Mémorius était un évêque d’Italie ; quel siège occupait-il ? Nous n’en savons rien. Mémorius avait été marié avant de recevoir les saints ordres ; il fut le père de Julien, ce chef de l’hérésie pélagienne, contre lequel saint Augustin lutta si vaillamment et si victorieusement jusqu’à la dernière heure. L’évêque d’Hippone, à qui il avait demandé son ouvrage sur la musique, lui répond en des termes qui témoignent une grande considération. Ce qu’il dit des anciens, à propos des études libérales, ne doit pas être, regardé comme un mépris de leur génie ; il ne condamne que leur amas d’erreurs.
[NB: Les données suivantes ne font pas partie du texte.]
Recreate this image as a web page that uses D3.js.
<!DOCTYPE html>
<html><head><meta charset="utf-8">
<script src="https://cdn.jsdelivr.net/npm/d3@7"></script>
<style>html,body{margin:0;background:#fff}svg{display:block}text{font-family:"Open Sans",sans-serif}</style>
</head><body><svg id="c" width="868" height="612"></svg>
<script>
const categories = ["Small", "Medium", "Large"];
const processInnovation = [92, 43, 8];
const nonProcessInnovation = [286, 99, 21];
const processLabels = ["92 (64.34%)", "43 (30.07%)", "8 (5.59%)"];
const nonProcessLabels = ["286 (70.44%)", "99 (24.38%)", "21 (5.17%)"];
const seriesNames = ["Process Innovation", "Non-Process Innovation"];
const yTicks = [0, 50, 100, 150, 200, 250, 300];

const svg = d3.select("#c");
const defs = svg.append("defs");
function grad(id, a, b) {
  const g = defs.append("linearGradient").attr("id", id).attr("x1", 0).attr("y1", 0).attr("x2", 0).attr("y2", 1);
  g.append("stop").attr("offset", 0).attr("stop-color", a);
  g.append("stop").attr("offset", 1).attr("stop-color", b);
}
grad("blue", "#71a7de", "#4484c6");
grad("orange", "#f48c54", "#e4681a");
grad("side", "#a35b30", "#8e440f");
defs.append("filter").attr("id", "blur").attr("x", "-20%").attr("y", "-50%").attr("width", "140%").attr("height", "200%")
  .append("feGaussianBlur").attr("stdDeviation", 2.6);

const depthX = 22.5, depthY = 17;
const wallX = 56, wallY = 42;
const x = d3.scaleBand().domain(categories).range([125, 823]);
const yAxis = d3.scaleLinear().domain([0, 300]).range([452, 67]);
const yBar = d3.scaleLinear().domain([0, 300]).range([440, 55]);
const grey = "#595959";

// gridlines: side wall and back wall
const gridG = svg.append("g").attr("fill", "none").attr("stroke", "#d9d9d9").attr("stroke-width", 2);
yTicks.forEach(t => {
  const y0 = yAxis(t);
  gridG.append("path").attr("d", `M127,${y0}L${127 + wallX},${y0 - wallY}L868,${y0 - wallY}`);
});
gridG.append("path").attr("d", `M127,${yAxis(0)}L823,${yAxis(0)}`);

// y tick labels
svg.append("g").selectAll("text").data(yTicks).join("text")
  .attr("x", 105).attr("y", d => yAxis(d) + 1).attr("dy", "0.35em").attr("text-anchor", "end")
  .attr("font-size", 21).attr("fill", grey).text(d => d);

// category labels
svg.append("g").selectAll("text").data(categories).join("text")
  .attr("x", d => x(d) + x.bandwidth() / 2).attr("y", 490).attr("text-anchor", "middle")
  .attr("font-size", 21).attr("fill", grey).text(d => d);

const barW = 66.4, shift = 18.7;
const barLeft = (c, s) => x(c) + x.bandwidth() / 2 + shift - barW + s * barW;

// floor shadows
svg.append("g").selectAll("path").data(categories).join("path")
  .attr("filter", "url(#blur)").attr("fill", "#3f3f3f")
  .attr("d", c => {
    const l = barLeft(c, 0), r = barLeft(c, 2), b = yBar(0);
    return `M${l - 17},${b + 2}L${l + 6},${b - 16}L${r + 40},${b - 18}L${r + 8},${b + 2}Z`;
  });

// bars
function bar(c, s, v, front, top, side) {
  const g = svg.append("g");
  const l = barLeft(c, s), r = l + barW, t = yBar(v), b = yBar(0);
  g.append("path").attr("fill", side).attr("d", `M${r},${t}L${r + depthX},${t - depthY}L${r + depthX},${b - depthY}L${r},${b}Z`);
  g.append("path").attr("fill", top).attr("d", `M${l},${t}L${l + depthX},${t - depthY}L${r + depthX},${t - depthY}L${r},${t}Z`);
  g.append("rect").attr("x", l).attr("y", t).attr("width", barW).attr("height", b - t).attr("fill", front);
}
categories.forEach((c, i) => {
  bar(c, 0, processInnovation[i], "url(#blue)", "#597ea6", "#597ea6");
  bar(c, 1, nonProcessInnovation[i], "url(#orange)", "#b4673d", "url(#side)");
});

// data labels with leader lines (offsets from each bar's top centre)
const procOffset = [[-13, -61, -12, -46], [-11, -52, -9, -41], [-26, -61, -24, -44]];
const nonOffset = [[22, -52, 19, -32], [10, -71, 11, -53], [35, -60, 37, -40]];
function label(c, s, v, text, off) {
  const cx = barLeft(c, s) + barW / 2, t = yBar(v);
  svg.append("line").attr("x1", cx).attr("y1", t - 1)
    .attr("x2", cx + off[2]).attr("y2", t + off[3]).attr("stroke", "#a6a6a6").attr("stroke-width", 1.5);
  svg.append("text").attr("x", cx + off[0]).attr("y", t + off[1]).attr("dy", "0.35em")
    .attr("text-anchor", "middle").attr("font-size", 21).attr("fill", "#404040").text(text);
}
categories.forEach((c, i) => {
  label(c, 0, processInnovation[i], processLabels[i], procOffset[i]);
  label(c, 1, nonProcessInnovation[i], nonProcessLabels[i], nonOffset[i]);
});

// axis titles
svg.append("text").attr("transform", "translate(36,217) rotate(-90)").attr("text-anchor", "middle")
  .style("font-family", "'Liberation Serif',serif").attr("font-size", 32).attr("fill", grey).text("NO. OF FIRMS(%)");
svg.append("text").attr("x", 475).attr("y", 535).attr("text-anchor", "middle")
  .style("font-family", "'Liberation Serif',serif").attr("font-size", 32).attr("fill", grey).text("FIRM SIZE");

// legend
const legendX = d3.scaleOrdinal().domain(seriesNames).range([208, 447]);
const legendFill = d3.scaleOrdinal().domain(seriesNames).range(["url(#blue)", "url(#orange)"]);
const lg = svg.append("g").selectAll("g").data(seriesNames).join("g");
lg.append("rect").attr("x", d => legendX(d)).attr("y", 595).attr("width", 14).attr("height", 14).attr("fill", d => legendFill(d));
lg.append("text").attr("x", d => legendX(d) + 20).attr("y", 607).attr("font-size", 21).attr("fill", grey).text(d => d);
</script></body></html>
Bossuet, dans son beau traité de la Concupiscence, n’a pas tenu un autre langage[1]. On remarquera le charmant et curieux passage de cette lettre de saint Augustin sur les six livres de la musique, et sa manière de comprendre l’harmonie.

AUGUSTIN AU BIENHEUREUX, CHER, VÉNÉRABLE ET TRÈS-DÉSIRÉ SEIGNEUR MÉMORIUS, SON FRÈRE ET COLLÈGUE DANS L’ÉPISCOPAT, SALUT DANS LE SEIGNEUR.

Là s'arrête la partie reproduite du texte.